George R R Martin's Dreamsongs Review

i just realized my review for George R R Martin's Dreamsongs I got posted over on SFRevu:


go read it. probably one of the longest reviews i've written, but it's a good article.

shadowmarching the wrong way?

been travelling more. was down in Atlanta for 2 days, then back down for southern southern GA in two weeks. nothing much exciting in Atlanta. that airport is really bizarre! a super nice lady at the MARTA station helped me get a ticket to get to the airport. everyone down there talks funny and calls me "hon".

finished Tad William's Shadowmarch. it was okay. felt stilted, predictable, patterned. most paragraphs consisted of 2 run on sentences, followed by a confusing and drawn out simile, followed by a line of dialogue. Williams made a habit of listing out what the characters were doing - "He got out of bed and walked across the room. He put on his chainmail whatever and called the guard, who was standing outside. he left the room and walked down the stairs." Okay, so it isn't quite that bad, but parts of the book are close.

I need to see which was written first, Shadowmarch or A Game of Thrones. In Shadowmarch, the family is in a northern province, on the borderlands of where the "fairyfolk" live. And were not talking cutesy fairies with wings here, we're talking the creepy ones who steal your kids and burn your farm. A human enemy is rising in the south, threatening the northern provinces, there is talk of an alliance through marriage. I was waiting for someone to say that famous Game of Thrones line: "They're marching the wrong way". Twin regents Briony and Barrick (and what's with there being twins in every single epic fantasy series? ok, dichotomy and balance, i get it already! who was the first person to decide every epic fantasy series needed a set of twins?) are trying to keep their northern keep of Southmarch safe and under control. these kids have been running amock through the keep for 15 years, yet none of the nobles seem to know if they can be trusted? and the kids don't seem to have a clue who to trust? they weren't stuck in a convent for the last 15 years, so maybe they are just dumb. or unaware that their dad is the king. and being held hostage down south.

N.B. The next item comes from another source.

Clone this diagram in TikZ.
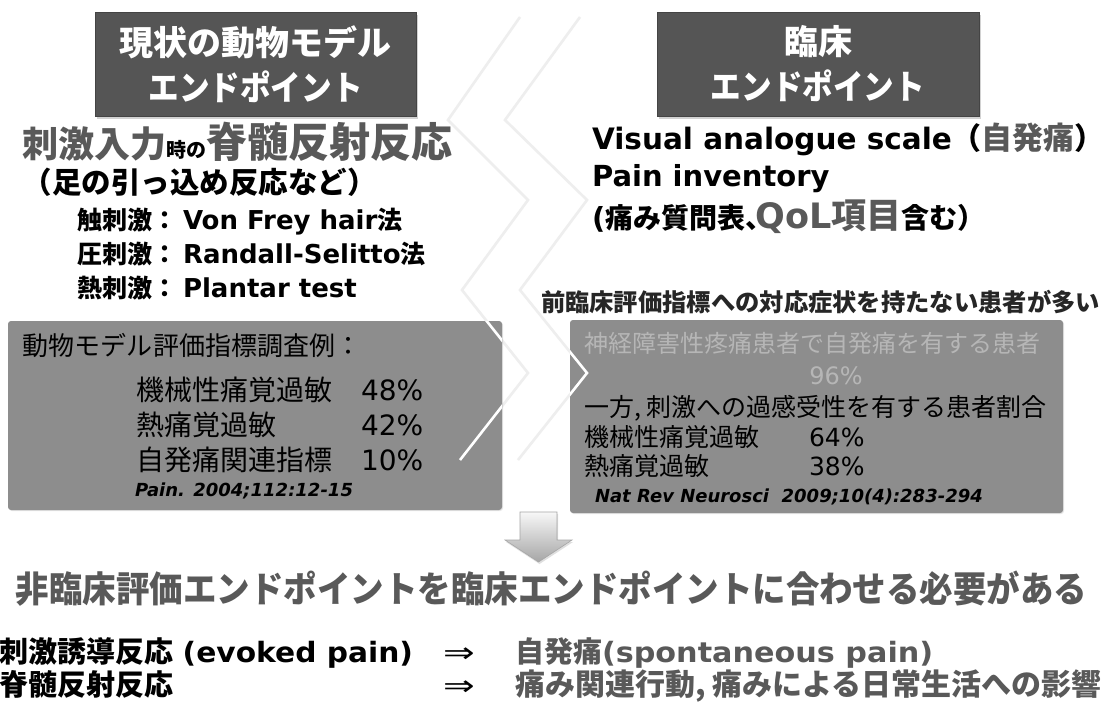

maybe i'm being harsh. Maybe i'm getting jaded. maybe i've just been really spoiled reading some really good shit lately. Because if you're looking for something fantasy-ish (we do have plenty of active magic, and a pretty cool bizarre religion and culture in the way down south) with action and battles and swords and some wizardly, and crypts and secret passages, and intrigue, and the like, you'll have a good time with Shadowmarch. you just might not be all that impressed with it.

Many, many hours stuck on airplanes and in airports let me catch up with one of my perennial favorites, The Poisonwood Bible, by Barbara Kingsolver. this is one of the few books i can say lived up to all it's hype. gents beware, this is totally a girly book. told from the points of view of four daughters who travel with their parents on a mission to the Congo in the 1960s. One girl is a princess, one is a tomboy, one a learning disabled mute, the last one but a babe. This book is beautiful, and a tearjerker. I've read it before, so i know what's going to happen: who gets to come home to America, who stays in Africa, who dies. and i start tearing up about 10 pages ahead of time. ladies, if you've never read this book, get it. you will like it. you will see yourself and everyone you know in it.

let's see. . . glazed apples. like caramel apples? or like candied apples on the stove? i got a recipe for Tart Tatin, which is like an upside down apple pie made with candied apples:

Tart Tatin:

first, you gotta make the pastry part:
2 cups flour
1 tbsp sugar
1/2 cup butter, cut into small peices
2 or 3 tbsp milk (and not that skim stuff!)

blend sugar & flour. cut the butter in with a pastry knife, and blend till mixture look like coarse crumbs (this is like making regular pie dough!). add the milk one tbsp at a time, and blend it in till the dough holds together. depending on how humid the room is, you might not need all the milk. wrap dough tight in plastic wrap, and put it in the fridge.

now you gotta make the "inside" part:
1/2 cup butter, at room temp
1/2 cup sugar
3 lbs apples, peeled and wedged
2 tbsp lemon juice

with the stove turned off, spread butter on the bottom of a heavy skillet (the kind of skillet than is oven safe). pour sugar over the butter, then layer apples on top of that. sprinkle with lemon juice, and put it on the stove, over medium to high heat. you want the sugar and butter to melt together and carmelize the apples. shake pan (but don't stir up too much!!) occasionally. after 20 minutes, take it off the heat, or your apples will burn. as this mixture is cooling, roll out your dough on a floured surface. and preheat your oven to 425. you need the dough to be a little bigger than the top of the pan, it's OK if it's pretty thick, but make there aren't any holes!! lay the pastry round on top of the pan, and tuck the edges in. prick lightly with a fork (this is so the steam can escape, but you don't want gigantic fork holes). bake 20 min at 425. the top of the pastry part should be golden. have a friend help you turn (flip!) the pastry out onto a platter. the inside is really hot! be careful!

and if you just want the carmelized apples, i suppose you could skip the pastry part, and have the carmelized apples with vanilla icecream and mint sprigs.